In New Haven, Jose continued the laundry life, working up to places with windows and a living wage. As he watched the dryers go round, he always had is eye on how to get out: “We always wanted to do something for ourselves,” Jose explained of his family. “We don’t want to depend on anyone, least of all an employer.”

“Because of the abuses I’ve seen” in the laundry business — demanding work without pay, and sub-minimum-wage pay — Jose yearned to set out on his own. “We want to be able to say when we work, without someone telling us what to do, work harder, go faster – or, ‘We can’t pay you any more.’”

One day, Jose decided to up and leave the company and set off on his own. With the help of a buddy, he landed a job as an independent contractor working on someone’s home. He headed to Home Depot, picked up some supplies, and dove into the new line of work. In those first weeks, he found himself reliving the sweat and long days of his first years in the USA.

“I was so tired,” Jose said. “I lost 15 pounds.”

Today, Jose lives with family and friends in a New Haven suburb. His nephew, a U.S. citizen, crawled on the floor in the home he renovated with his own hands. Today, six of the eight siblings in Jose’s family have settled down in the New Haven area. All of his siblings work for themselves, or for him.

“It’s a big change,” he said, working for himself. Paying the IRS was going to be painful, he said, as he finished off the Form 1040 with a signature. “Now it’s just waiting for the check.”

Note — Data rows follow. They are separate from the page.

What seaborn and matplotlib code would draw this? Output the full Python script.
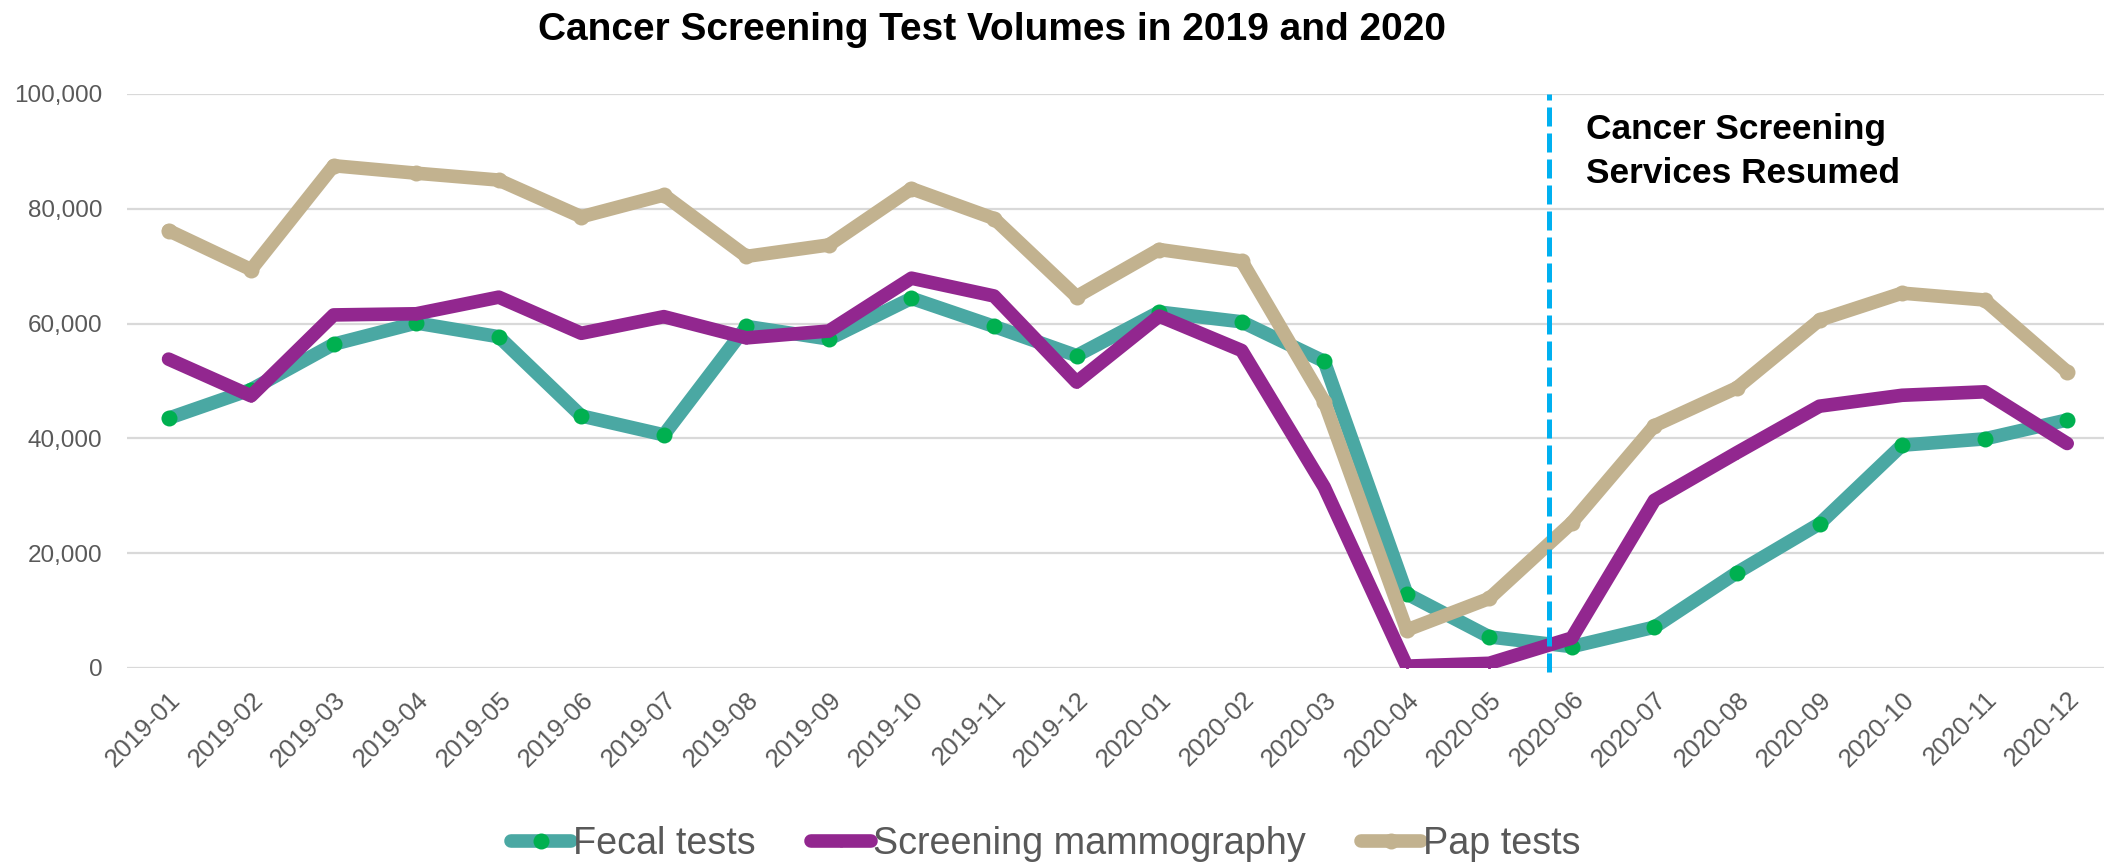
import numpy as np
import pandas as pd
import seaborn as sns
import matplotlib.pyplot as plt
from matplotlib.ticker import FuncFormatter

months = ['2019-01', '2019-02', '2019-03', '2019-04', '2019-05', '2019-06',
          '2019-07', '2019-08', '2019-09', '2019-10', '2019-11', '2019-12',
          '2020-01', '2020-02', '2020-03', '2020-04', '2020-05', '2020-06',
          '2020-07', '2020-08', '2020-09', '2020-10', '2020-11', '2020-12']

fecal = [43500, 48500, 56400, 60100, 57700, 43900, 40600, 59500, 57300, 64400, 59500, 54400,
         62000, 60300, 53400, 12900, 5400, 3700, 7100, 16600, 25100, 38800, 39900, 43200]
mammo = [53800, 47400, 61500, 61700, 64600, 58300, 61200, 57500, 58700, 67900, 64800, 49800,
         61300, 55300, 31500, 300, 800, 5200, 29200, 37500, 45600, 47500, 48100, 39100]
pap = [76200, 69400, 87500, 86200, 85000, 78600, 82400, 71700, 73700, 83500, 78300, 64700,
       72900, 70900, 46400, 6600, 12100, 25300, 42200, 48800, 60600, 65300, 64100, 51600]

series_names = ['Fecal tests', 'Screening mammography', 'Pap tests']
resume_x = 16.72
resume_text = 'Cancer Screening\nServices Resumed'
title = 'Cancer Screening Test Volumes in 2019 and 2020'

df = pd.DataFrame({
    'month': months * 3,
    'value': fecal + mammo + pap,
    'series': np.repeat(series_names, len(months)),
})

sns.set_style('white')
plt.rcParams['font.family'] = ['Liberation Sans', 'DejaVu Sans']

fig = plt.figure(figsize=(21.04, 8.63), dpi=100)
ax = fig.add_axes([0.0605, 0.2261, 0.9416, 0.665])

grey = '#595959'
lw = 9.8

# fecal tests
sns.lineplot(data=df[df.series == 'Fecal tests'], x='month', y='value', ax=ax,
             color='#4AA8A3', linewidth=lw, marker='o', markersize=11.5,
             markerfacecolor='#00B050', markeredgecolor='#00B050', markeredgewidth=0,
             solid_joinstyle='round', solid_capstyle='round', label='Fecal tests')
# mammography
sns.lineplot(data=df[df.series == 'Screening mammography'], x='month', y='value', ax=ax,
             color='#92278F', linewidth=lw, marker='+', markersize=9,
             markeredgecolor='#92278F', markeredgewidth=2,
             solid_joinstyle='round', solid_capstyle='round', label='Screening mammography')
# pap tests
sns.lineplot(data=df[df.series == 'Pap tests'], x='month', y='value', ax=ax,
             color='#C2B28F', linewidth=lw, marker='o', markersize=11.5,
             markerfacecolor='#C2B28F', markeredgecolor='#C2B28F', markeredgewidth=0,
             solid_joinstyle='round', solid_capstyle='round', label='Pap tests')

ax.vlines(resume_x, -800, 100000, colors='#00B0F0', linewidth=3.6,
          linestyles=(0, (3.8, 1.4)), clip_on=False, zorder=5)
ax.text(17.17, 96700, resume_text, fontsize=25.4, fontweight='bold', color='black',
        ha='left', va='top', linespacing=1.43)

ax.set_xlim(-0.5, 23.5)
ax.set_ylim(0, 100000)
ax.set_yticks(range(0, 100001, 20000))
ax.yaxis.set_major_formatter(FuncFormatter(lambda v, p: f'{int(v):,}'))
ax.grid(axis='y', color='#D9D9D9', linewidth=1.6)
ax.set_axisbelow(True)
for s in ax.spines.values():
    s.set_visible(False)
ax.set_xlabel('')
ax.set_ylabel('')
ax.tick_params(axis='y', length=0, pad=18, labelsize=17.5, labelcolor=grey)
ax.tick_params(axis='x', length=0, pad=14, labelsize=18.5, labelcolor=grey)
plt.setp(ax.get_xticklabels(), rotation=45, ha='right', rotation_mode='anchor')

handles, labels = ax.get_legend_handles_labels()
if ax.get_legend() is not None:
    ax.get_legend().remove()
leg = fig.legend(handles, labels, loc='center', bbox_to_anchor=(0.497, 0.022), ncol=3,
                 frameon=False, fontsize=27.2, handlelength=1.6, handletextpad=0.05,
                 columnspacing=1.45, borderpad=0)
for t in leg.get_texts():
    t.set_color(grey)

fig.text(0.4715, 0.9537, title, ha='center', va='baseline', fontsize=28,
         fontweight='bold', color='black')

fig.savefig('out.png', dpi=100)
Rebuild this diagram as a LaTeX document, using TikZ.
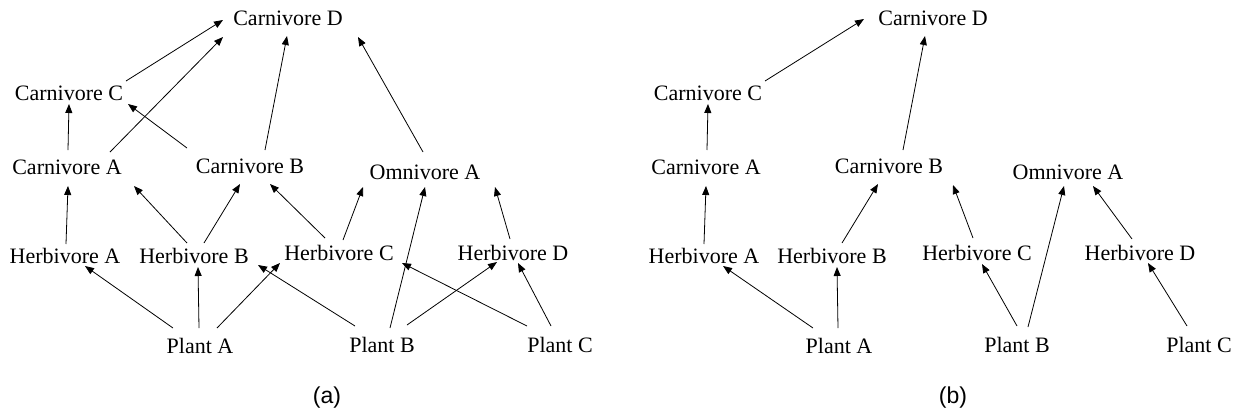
\documentclass[tikz,border=0pt]{standalone}
\usepackage{fontspec}
\setmainfont{Liberation Serif}
\newfontfamily\capfont{Liberation Sans}
\usetikzlibrary{arrows.meta}
\tikzset{
  lbl/.style={inner sep=0pt, font=\fontsize{22}{26}\selectfont},
  caplbl/.style={inner sep=0pt, font=\capfont\fontsize{23}{27}\selectfont},
  arr/.style={line width=0.8pt, -{Triangle[length=9pt,width=7pt]}}
}
\newcommand\fwedge[6]{\draw[arr] ([shift={(#2,#3)}]#1.center) -- ([shift={(#5,#6)}]#4.center);}
\begin{document}
\begin{tikzpicture}[x=1pt,y=-1pt]
\useasboundingbox (0,0) rectangle (1235,416);
% panel (a)
\node[lbl] (cD) at (288,18) {Carnivore D};
\node[lbl] (cC) at (69,93) {Carnivore C};
\node[lbl] (cA) at (67,167) {Carnivore A};
\node[lbl] (cB) at (250,166) {Carnivore B};
\node[lbl] (oA) at (425,172) {Omnivore A};
\node[lbl] (hA) at (65,256) {Herbivore A};
\node[lbl] (hB) at (194,256) {Herbivore B};
\node[lbl] (hC) at (339,253) {Herbivore C};
\node[lbl] (hD) at (513,253) {Herbivore D};
\node[lbl] (pA) at (200,346) {Plant A};
\node[lbl] (pB) at (382,345) {Plant B};
\node[lbl] (pC) at (560,345) {Plant C};
\node[caplbl] (capA) at (327,398) {(a)};
\fwedge{cC}{57}{-12}{cD}{-65}{2}
\fwedge{cA}{43}{-15}{cD}{-65}{19}
\fwedge{cA}{1}{-17}{cC}{0}{11}
\fwedge{cB}{-63}{-18}{cC}{59}{11}
\fwedge{cB}{15}{-16}{cD}{-1}{18}
\fwedge{oA}{-2}{-20}{cD}{70}{19}
\fwedge{hA}{1}{-12}{cA}{1}{19}
\fwedge{hB}{-7}{-13}{cA}{67}{19}
\fwedge{hB}{10}{-13}{cB}{-10}{18}
\fwedge{hC}{-14}{-15}{cB}{20}{18}
\fwedge{hC}{4}{-13}{oA}{-62}{15}
\fwedge{pB}{8}{-17}{oA}{0}{15}
\fwedge{hD}{-3}{-14}{oA}{70}{15}
\fwedge{pA}{-27}{-18}{hA}{20}{10}
\fwedge{pA}{-1}{-18}{hB}{4}{11}
\fwedge{pA}{17}{-18}{hC}{-59}{10}
\fwedge{pB}{-27}{-19}{hB}{64}{9}
\fwedge{pC}{-33}{-19}{hC}{63}{10}
\fwedge{pB}{25}{-20}{hD}{-16}{9}
\fwedge{pC}{-9}{-19}{hD}{5}{10}
% panel (b)
\node[lbl] (cD2) at (933,18) {Carnivore D};
\node[lbl] (cC2) at (708,93) {Carnivore C};
\node[lbl] (cA2) at (706,167) {Carnivore A};
\node[lbl] (cB2) at (889,166) {Carnivore B};
\node[lbl] (oA2) at (1068,172) {Omnivore A};
\node[lbl] (hA2) at (704,256) {Herbivore A};
\node[lbl] (hB2) at (832,256) {Herbivore B};
\node[lbl] (hC2) at (977,253) {Herbivore C};
\node[lbl] (hD2) at (1140,253) {Herbivore D};
\node[lbl] (pA2) at (839,346) {Plant A};
\node[lbl] (pB2) at (1017,345) {Plant B};
\node[lbl] (pC2) at (1199,345) {Plant C};
\node[caplbl] (capB) at (953,398) {(b)};
\fwedge{cC2}{57}{-12}{cD2}{-69}{1}
\fwedge{cA2}{1}{-17}{cC2}{0}{11}
\fwedge{cB2}{14}{-16}{cD2}{-8}{18}
\fwedge{hA2}{0}{-12}{cA2}{0}{19}
\fwedge{hB2}{10}{-13}{cB2}{-11}{18}
\fwedge{hC2}{-4}{-15}{cB2}{64}{19}
\fwedge{pB2}{0}{-19}{hC2}{5}{11}
\fwedge{pB2}{11}{-18}{oA2}{-4}{14}
\fwedge{hD2}{-8}{-14}{oA2}{25}{14}
\fwedge{pC2}{-12}{-19}{hD2}{8}{10}
\fwedge{pA2}{-26}{-18}{hA2}{19}{10}
\fwedge{pA2}{-1}{-18}{hB2}{5}{11}
\end{tikzpicture}
\end{document}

His wife, Lizbeth, said she’s waiting for the day when the family gets back as much as it gives. They pay taxes like everybody else, but don’t get health care, social security, or tax credits for the working poor.

Jose said he takes hope in the fact that all three leading U.S. presidential candidates offer a path to citizenship as an immigration platform. Most of all, he hopes his son, who’s studying business administration at a Connecticut university, will be able to apply. Though he broke the law to get in, Jose hoped the government would look back on 13 years of tax-paying as proof of his will to integrate into the country.

“I just hope one day,” said Jose, when his son’s time comes, “he won’t have any trouble.”